Efficiently combine multiple clusters at once.

Parameters:

  • clusters
    (Iterable[Cluster]) –

    An iterable of Cluster objects to combine

  • probability
    (int | None, default: None ) –

    the probability of the cluster from its resolution

Returns:

  • Cluster

    A new Cluster containing all unique leaves from the input clusters

to_clusters

to_clusters(results: DataFrame, dtype: DataType = Int64, hash_func: Callable[[*(tuple[T, ...])], T] = hash_values) -> DataFrame

Converts probabilities into connected components formed at each threshold.

Parameters:

  • results

    (DataFrame) –

    Polars dataframe with columns [‘left_id’, ‘right_id’, ‘probability’]

  • dtype

    (DataType, default: Int64 ) –

    Polars data type for the parent and child columns

  • hash_func

    (Callable[[*(tuple[T, ...])], T], default: hash_values ) –

    Function to hash the parent and child values

Returns:

  • DataFrame

    Polars dataframe of parent, child, threshold, sorted by probability descending.

graph_results

graph_results(probabilities: DataFrame, all_nodes: Iterable[int] | None = None) -> tuple[PyDiGraph, ndarray, ndarray]

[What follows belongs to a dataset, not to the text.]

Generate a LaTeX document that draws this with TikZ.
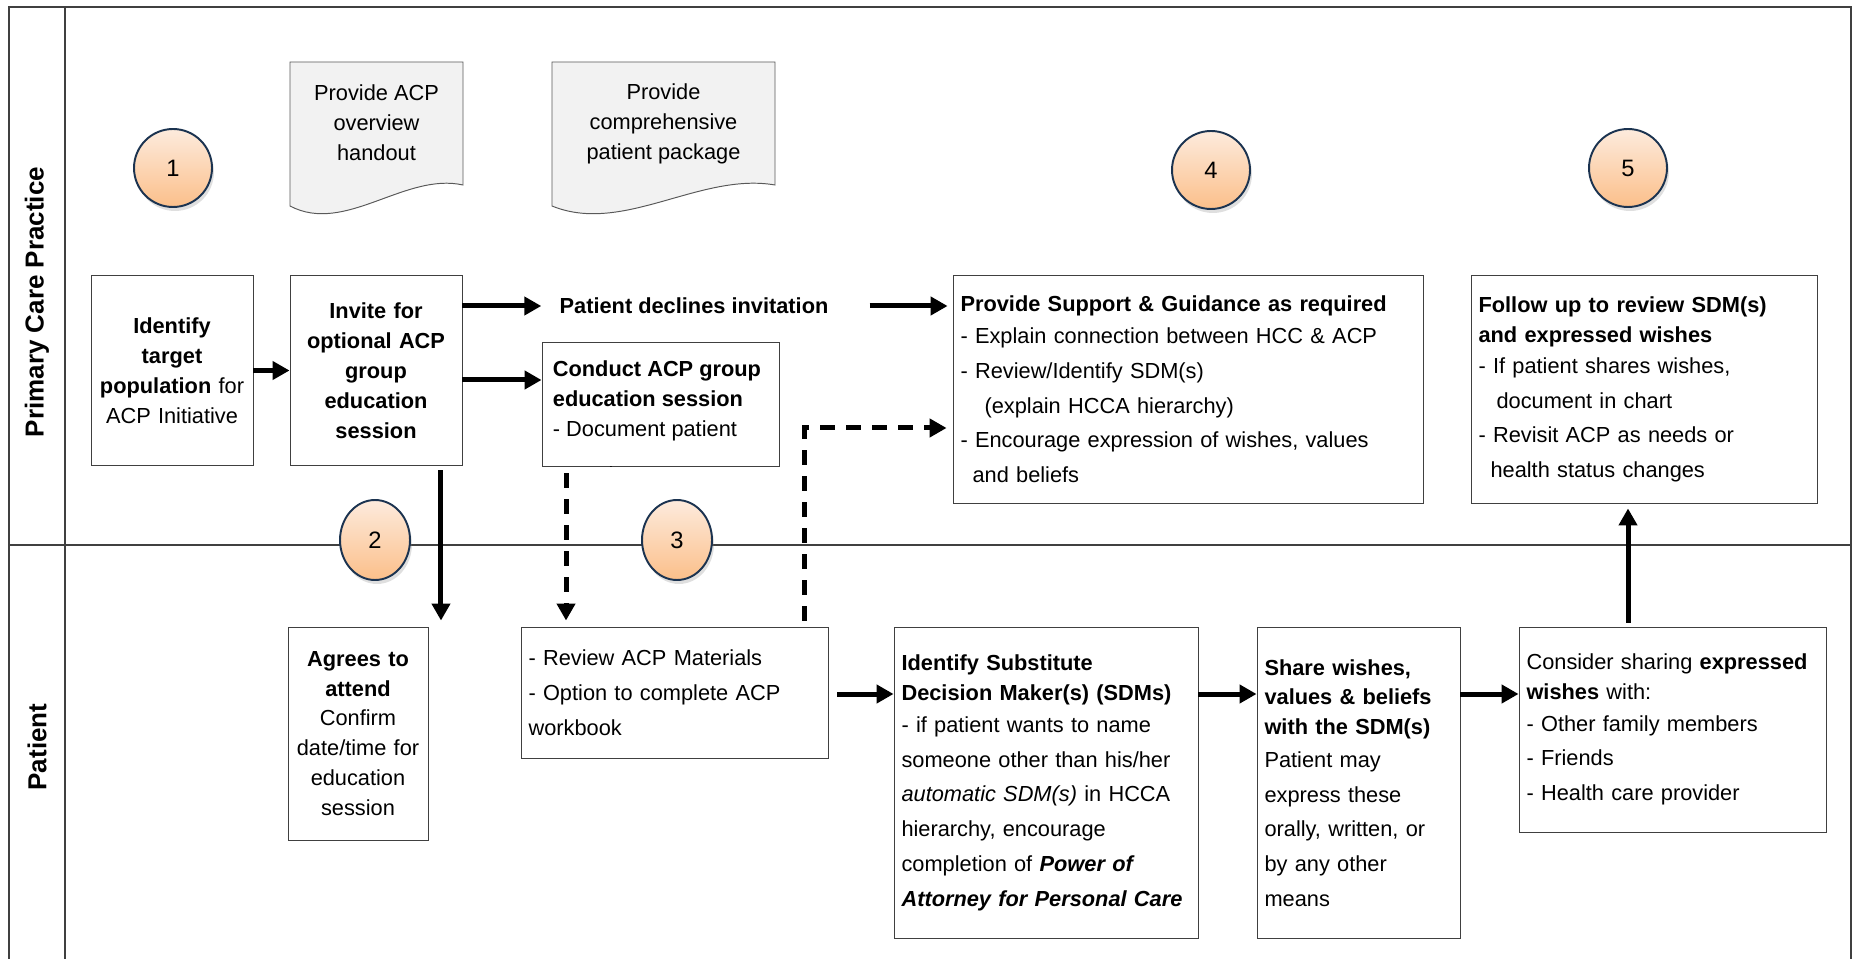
\documentclass[tikz,border=0pt]{standalone}
\usepackage{fontspec}
\setmainfont{Liberation Sans}
\usepackage{xcolor}
\usetikzlibrary{arrows.meta,shapes.geometric,shadows,positioning,calc}

\definecolor{stepedge}{HTML}{1B3350}
\definecolor{steptop}{HTML}{FDEBDD}
\definecolor{stepbot}{HTML}{FBBF8A}
\definecolor{docfill}{HTML}{F2F2F2}
\definecolor{laneline}{HTML}{404040}

\begin{document}
\begin{tikzpicture}[x=0.02cm, y=-0.02cm,
    font=\fontsize{12.4}{17}\selectfont,
    box/.style={draw=black!75, line width=0.55pt, fill=white, inner xsep=0.15cm, inner ysep=0pt, align=left},
    cbox/.style={box, inner xsep=0.05cm, align=center},
    stepnum/.style={circle, draw=stepedge, line width=1.1pt, top color=steptop, bottom color=stepbot,
        minimum size=1.56cm, inner sep=0pt, font=\fontsize{13.5}{16}\selectfont,
        drop shadow={shadow xshift=0.04cm, shadow yshift=-0.08cm, opacity=0.25}},
    lane/.style={rotate=90, font=\fontsize{14.8}{18}\selectfont\bfseries},
    flow/.style={line width=0.1cm, -{Triangle[length=0.34cm, width=0.36cm]}},
    optflow/.style={flow, dash pattern=on 0.3cm off 0.22cm},
    frame/.style={draw=laneline, line width=0.85pt},
    docshape/.style={draw=black!65, line width=0.55pt, fill=docfill}
]
    \useasboundingbox (0,0) rectangle (1856,959);

    % Lanes
    \draw[frame] (9,959) -- (9,7) -- (1851,7) -- (1851,959);
    \draw[frame] (65,7) -- (65,959);
    \draw[frame] (9,545) -- (1851,545);
    \node[lane] (pcp) at (37,302) {Primary Care Practice};
    \node[lane] (pat) at (37,747) {Patient};

    % Handouts
    \filldraw[docshape] (290,206) -- (290,62) -- (463,62) -- (463,185) .. controls (405,172) and (345,235) .. cycle;
    \node[align=center] (doc1) at (376.5,123) {Provide ACP\\overview\\handout};
    \filldraw[docshape] (552,206) -- (552,62) -- (775,62) -- (775,185) .. controls (700,172) and (623,235) .. cycle;
    \node[align=center] (doc2) at (663.5,124) {Provide\\comprehensive\\patient package};

    % Step numbers
    \node[stepnum] (s1) at (173,168) {1};
    \node[stepnum, ellipse, minimum width=1.4cm, minimum height=1.6cm] (s2) at (375,540) {2};
    \node[stepnum, ellipse, minimum width=1.4cm, minimum height=1.6cm] (s3) at (677,540) {3};
    \node[stepnum] (s4) at (1211,170) {4};
    \node[stepnum] (s5) at (1628,168) {5};

    % Primary care practice
    \node[cbox, text width=3.14cm, minimum width=3.24cm, minimum height=3.82cm] (ident) at (172,370.5)
        {\textbf{Identify}\\\textbf{target}\\\textbf{population} for\\ACP Initiative};
    \node[cbox, text width=3.34cm, minimum width=3.44cm, minimum height=3.82cm,
        font=\fontsize{12.4}{17}\selectfont\bfseries] (invite) at (376,370.5)
        {Invite for\\optional ACP\\group\\education\\session};
    \node[font=\fontsize{12.4}{17}\selectfont\bfseries, inner sep=0pt] (declines) at (694,306) {Patient declines invitation};
    \node[box, minimum width=4.74cm, minimum height=2.48cm] (conduct) at (660.5,404) {};
    \begin{scope}
        \clip (conduct.south west) rectangle (conduct.north east);
        \node[align=left, inner sep=0pt, anchor=north west] (conducttxt) at ([xshift=0.22cm, yshift=-0.38cm]conduct.north west)
            {\textbf{Conduct ACP group}\\\textbf{education session}\\- Document patient\\[9pt]attendance};
    \end{scope}
    \node[box, text width=9.12cm, minimum width=9.42cm, minimum height=4.58cm] (support) at (1188.5,389.5)
        {\textbf{Provide Support \& Guidance as required}\\[1pt]- Explain connection between HCC \& ACP\\[2.8pt]- Review/Identify SDM(s)\\[2.8pt]\hspace*{0.48cm}(explain HCCA hierarchy)\\[2.8pt]- Encourage expression of wishes, values\\[2.8pt]\hspace*{0.24cm}and beliefs};
    \node[box, text width=6.62cm, minimum width=6.92cm, minimum height=4.58cm] (follow) at (1644,389.5)
        {\textbf{Follow up to review SDM(s)}\\\textbf{and expressed wishes}\\[0.5pt]- If patient shares wishes,\\[2.8pt]\hspace*{0.36cm}document in chart\\[2.8pt]- Revisit ACP as needs or\\[2.8pt]\hspace*{0.24cm}health status changes};

    % Patient
    \node[cbox, text width=2.7cm, minimum width=2.8cm, minimum height=4.26cm] (agrees) at (358,733.5)
        {\textbf{Agrees to}\\\textbf{attend}\\Confirm\\date/time for\\education\\session};
    \node[box, text width=5.86cm, minimum width=6.16cm, minimum height=2.62cm] (review) at (675,692.5)
        {- Review ACP Materials\\[2.8pt]- Option to complete ACP\\[2.8pt]workbook};
    \node[box, text width=5.78cm, minimum width=6.08cm, minimum height=6.24cm] (sdm) at (1046,783)
        {\textbf{Identify Substitute}\\\textbf{Decision Maker(s) (SDMs)}\\[1pt]- if patient wants to name\\[2.8pt]someone other than his/her\\[2.8pt]\textit{automatic SDM(s)} in HCCA\\[2.8pt]hierarchy, encourage\\[2.8pt]completion of \textbf{\textit{Power of}}\\[2.8pt]\textbf{\textit{Attorney for Personal Care}}};
    \node[box, text width=3.76cm, minimum width=4.06cm, minimum height=6.24cm] (share) at (1358.5,783)
        {\textbf{Share wishes,}\\\textbf{values \& beliefs}\\\textbf{with the SDM(s)}\\[1.5pt]Patient may\\[2.8pt]express these\\[2.8pt]orally, written, or\\[2.8pt]by any other\\[2.8pt]means};
    \node[box, text width=5.84cm, minimum width=6.14cm, minimum height=4.1cm] (consider) at (1672.5,729.5)
        {Consider sharing \textbf{expressed}\\\textbf{wishes} with:\\[1pt]- Other family members\\[2.8pt]- Friends\\[2.8pt]- Health care provider};

    % Arrows
    \coordinate (rowP) at (0,694);
    \draw[flow] (ident) -- (invite);
    \draw[flow, shorten >=0.36cm] (invite.east |- declines.west) -- (declines.west);
    \draw[flow, shorten <=0.82cm, shorten >=0.1cm] (declines.east) -- (declines.east -| support.west);
    \draw[flow] ([yshift=-0.19cm]invite.east) -- ([yshift=-0.19cm]invite.east -| conduct.west);
    \draw[flow, shorten <=0.08cm, shorten >=0.12cm] ([xshift=1.3cm]invite.south) -- ([xshift=1.3cm]invite.south |- agrees.north);
    \draw[optflow, shorten <=0.14cm, shorten >=0.12cm] ([xshift=-1.89cm]conduct.south) -- ([xshift=-1.89cm]conduct.south |- review.north);
    \draw[optflow, shorten <=0.12cm, shorten >=0.12cm] ([xshift=2.6cm]review.north) |- ([yshift=-0.77cm]support.west);
    \draw[flow, shorten <=0.16cm] (review.east |- rowP) -- (sdm.west |- rowP);
    \draw[flow] (sdm.east |- rowP) -- (share.west |- rowP);
    \draw[flow] (share.east |- rowP) -- (consider.west |- rowP);
    \draw[flow, shorten <=0.08cm, shorten >=0.08cm] ([xshift=-0.89cm]consider.north) -- ([xshift=-0.89cm]consider.north |- follow.south);
\end{tikzpicture}
\end{document}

Convert probability table to graph representation.

Parameters:

  • probabilities

    (DataFrame) –

    Polars dataframe with ‘left_id’, ‘right_id’ columns

  • all_nodes

    (Iterable[int] | None, default: None ) –

    superset of node identities figuring in probabilities table. Used to optionally add isolated nodes to the graph.

Returns:

  • PyDiGraph

    A tuple containing:

  • ndarray
    • Rustwork directed graph
  • ndarray
    • A list mapping the ‘left_id’ probabilities to node indices in the graph
  • tuple[PyDiGraph, ndarray, ndarray]
    • A list mapping the ‘right_id’ probabilities to node indices in the graph

hash_cluster_leaves

hash_cluster_leaves(leaves: list[bytes]) -> bytes

Canonical method to convert list of cluster IDs to their combined hash.

truth_float_to_int

truth_float_to_int(truth: float) -> int

Convert user input float truth values to int.

truth_int_to_float

truth_int_to_float(truth: int) -> float

Convert backend int truth values to float.